Monday August 8th, 2016
Surprise! Baby Girl decided to throw us another curveball.
I woke up this morning excited to see my little girl once again. It was time for our weekly BPP with the Perinatologist (high risk pregnancy doctor). As I bounced into the exam room I wasn’t thinking of anything but seeing her precious face on the screen. Little did I know that I’d be seeing it in person a lot sooner than I was expecting!
The tech went through our normal routine. Baby Girl was wiggling around as usual and her little lungs were practicing their breathing. She seemed to be passing with flying colors from my point of view! These appointments always have me smiling after watching her for prolonged periods of time. However, my smile quickly faded when my doctor cautiously stepped into the room after the exam. She usually makes a beeline for the ultrasound machine and takes a peek through my belly as she gives me an update. This morning was different. She closed the door and sat in the chair directly next to me. Something was up.
Baby Girl had dropped into the 5th percentile for growth. This is something that I was afraid of, but never really believed that it would happen. The exam also showed that there were some abnormal doppler readings with the blood flow in her umbilical cord and brain.

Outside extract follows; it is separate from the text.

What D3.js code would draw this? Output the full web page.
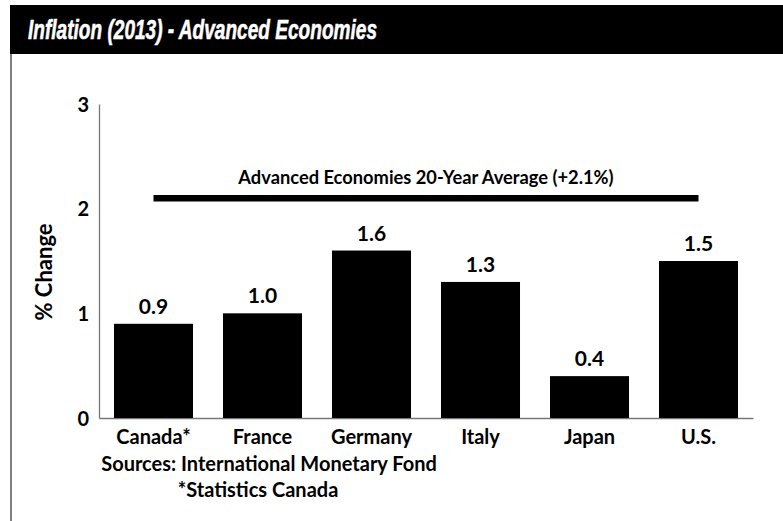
<!DOCTYPE html>
<html>
<head>
<meta charset="utf-8">
<script src="https://cdn.jsdelivr.net/npm/d3@7"></script>
<style>
  html, body { margin: 0; padding: 0; background: #fff; }
  svg { display: block; }
  text { font-family: Lato, "Open Sans", sans-serif; fill: #000; }
</style>
</head>
<body>
<svg id="chart" width="783" height="521"></svg>
<script>
// 2013 inflation, % change, by country
const countries = ["Canada*", "France", "Germany", "Italy", "Japan", "U.S."];
const inflation = [0.9, 1.0, 1.6, 1.3, 0.4, 1.5];
const valueLabels = ["0.9", "1.0", "1.6", "1.3", "0.4", "1.5"];
const yTicks = [0, 1, 2, 3];
const averageValue = 2.1;
const averageLabel = "Advanced Economies 20-Year Average (+2.1%)";
const titleText = "Inflation (2013) - Advanced Economies";
const yAxisTitle = "% Change";
const sourceLines = ["Sources: International Monetary Fond", "*Statistics Canada"];

const svg = d3.select("#chart");
const W = 783, H = 521;

// Header band
svg.append("rect").attr("x", 10).attr("y", 5).attr("width", W - 10).attr("height", 49).attr("fill", "#000");
svg.append("text")
  .attr("x", 28).attr("y", 39)
  .attr("textLength", 349).attr("lengthAdjust", "spacingAndGlyphs")
  .style("font-family", "'Liberation Sans Narrow', 'Liberation Sans', sans-serif")
  .style("font-weight", "bold").style("font-style", "italic")
  .style("font-size", "28px").style("fill", "#fff")
  .style("stroke", "#fff").style("stroke-width", 0.6)
  .text(titleText);

// Left frame rule below the header
svg.append("line").attr("x1", 11).attr("x2", 11).attr("y1", 54).attr("y2", H)
  .attr("stroke", "#555").attr("stroke-width", 1.5);

// Plot area
const plotLeft = 99, plotRight = 753, plotTop = 104, plotBottom = 418;
const x = d3.scaleBand().domain(countries).range([plotLeft, plotRight])
  .paddingInner(0.275).paddingOuter(0.1375);
const y = d3.scaleLinear().domain([0, 3]).range([plotBottom, plotTop]);

// Axes: plain grey rules, labels only
const yAxis = d3.axisLeft(y).tickValues(yTicks).tickSize(0).tickPadding(10).tickFormat(d3.format("d"));
const gy = svg.append("g").attr("transform", `translate(${plotLeft},0)`).call(yAxis);
gy.select(".domain").attr("stroke", "#777").attr("stroke-width", 1.3);
gy.selectAll(".tick text").style("font-size", "20px").style("font-weight", "bold")
  .style("font-family", "Lato, sans-serif").attr("dy", "0.36em");

const xAxis = d3.axisBottom(x).tickSize(0).tickPadding(12);
const gx = svg.append("g").attr("transform", `translate(0,${plotBottom})`).call(xAxis);
gx.select(".domain").attr("stroke", "#777").attr("stroke-width", 1.3);
gx.selectAll(".tick text").style("font-size", "20px").style("font-weight", "bold")
  .style("font-family", "Lato, sans-serif");

// Bars
svg.append("g").selectAll("rect").data(countries).join("rect")
  .attr("x", d => x(d))
  .attr("width", x.bandwidth())
  .attr("y", (d, i) => y(inflation[i]))
  .attr("height", (d, i) => y(0) - y(inflation[i]))
  .attr("fill", "#000");

// Value labels
svg.append("g").selectAll("text").data(countries).join("text")
  .attr("x", d => x(d) + x.bandwidth() / 2)
  .attr("y", (d, i) => y(inflation[i]) - 10)
  .attr("text-anchor", "middle")
  .style("font-size", "21px").style("font-weight", "bold")
  .text((d, i) => valueLabels[i]);

// 20-year average rule spanning first to last bar centre
const ax1 = x(countries[0]) + x.bandwidth() / 2;
const ax2 = x(countries[countries.length - 1]) + x.bandwidth() / 2;
svg.append("line")
  .attr("x1", ax1).attr("x2", ax2)
  .attr("y1", y(averageValue)).attr("y2", y(averageValue))
  .attr("stroke", "#000").attr("stroke-width", 6.5);
svg.append("text")
  .attr("x", (ax1 + ax2) / 2).attr("y", y(averageValue) - 14)
  .attr("text-anchor", "middle")
  .style("font-size", "18.3px").style("font-weight", "bold")
  .text(averageLabel);

// Y axis title
svg.append("text")
  .attr("transform", "translate(52,272) rotate(-90)")
  .attr("text-anchor", "middle")
  .style("font-size", "22px").style("font-weight", "bold")
  .text(yAxisTitle);

// Sources
svg.append("text").attr("x", 269).attr("y", 471).attr("text-anchor", "middle")
  .style("font-size", "20px").style("font-weight", "bold").text(sourceLines[0]);
svg.append("text").attr("x", 258).attr("y", 497).attr("text-anchor", "middle")
  .style("font-size", "20px").style("font-weight", "bold").text(sourceLines[1]);
</script>
</body>
</html>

Intrauterine Growth Restriction (IUGR) is to blame. Basically, my placenta has started to poop out and Baby Girl will do better on the outside than she will on the inside. We were going to have a baby soon.
“Nothing too urgent… We don’t need to take her today, but we can’t wait until next week.”
I’m sure my face was priceless when they told me that we’d have a baby this week. I was completely thrown off.
I felt the tears rush to my eyes. I felt excited. Thrilled. I’d have my baby girl this week! As the doctor handed me a tissue, thoughts of what she must look like passed through my head. I pictured her in my arms.
Then the reality of IUGR hit. I knew very little. Through my tears, I admitted that I didn’t know if I was crying because I was excited or scared. “All of the above, I’m sure,” was her reply. She was right.
I had so many questions:
Is she okay?
Was this something I did?
Was this related to Down syndrome?
How do we fix this?
Apparently IUGR is more common with high-risk pregnancies like ours and even though I live a healthy lifestyle, there was nothing else I could have done to prevent this from happening. The good news is that Baby Girl is healthy right now. The goal is to keep her that way. Since my placenta isn’t giving her what she needs anymore, we need to get her out so she can continue to grow & thrive.
The plan was to see my regular obstetrician within a few hours so she could check for dilation and we could choose a date to induce labor. I was planning on a Wednesday admittance to the hospital and induction on Thursday morning.
I was early for my appointment. I strolled up to the front desk and found out that the doc had already been out looking for me. I found this odd and my heart picked up the pace. I was called back before I even got a chance to sit down and my doctor was in the room in record time. She checked for dilation….I was completely closed. We chatted a little bit about IUGR and that’s when she threw me another curveball.
“We’ve decided that your baby girl is not going to benefit from staying inside a couple of days. It actually poses a theoretical risk….Do you need to go home before going to the hospital?”
I probably gawked at her for a full minute. I felt like I had missed something. She wanted me checked into the hospital within three hours. I blankly stared at my watch. Three hours?! Three hours before showtime and I felt stunned & unprepared.
Tears of anxiety started falling as soon as my feet hit the parking lot. I updated Jacob on the new plan as I metaphorically back pedaled. “I’m not ready to be a mom. I can’t do this. I need more time…” He, on the other hand, was relieved as he was dreading the otherwise two day delay. I needed his support & comfort and I was extremely lucky that he was able to leave work immediately and meet me at the house.
I felt like a mad woman, running around our home, collecting and straightening things. In my madness, the first tasks I completed were the dishes and putting deodorant on! (Very important, I know.) I made some calls to family and made sure the pups were taken care of. I walked in and out of the nursery about twenty times to make sure that everything was in place. I couldn’t think of what else needed to be done! Within the hour, we were gassing up the car and heading to the hospital.
I hope I never forget Jacob’s face during that drive. With his hand on mine, he looked over at me with an adrenaline filled smile and said “Doesn’t it feel like we’re in a dream?”
It was and it still is. Everything is very surreal.
I am currently laying in a hospital bed, listening to my baby girl’s whirring heartbeat on the monitors and watching my husband lounge on the couch next to me. I keep waiting to wake up in my own bed.
When did this happen? When did I become an adult that was ready to have a baby? Once upon a time, my main concern was talking my mom & dad into letting me stay up late. Then it was getting to class on time and applying for scholarships. As a matter of fact, this time two years ago, I was pumped up for my bachelorette party! All of a sudden, I am laying in a hospital, awaiting the arrival of my daughter.
I’m going to be a MOM tomorrow. I have never felt so scared in my life.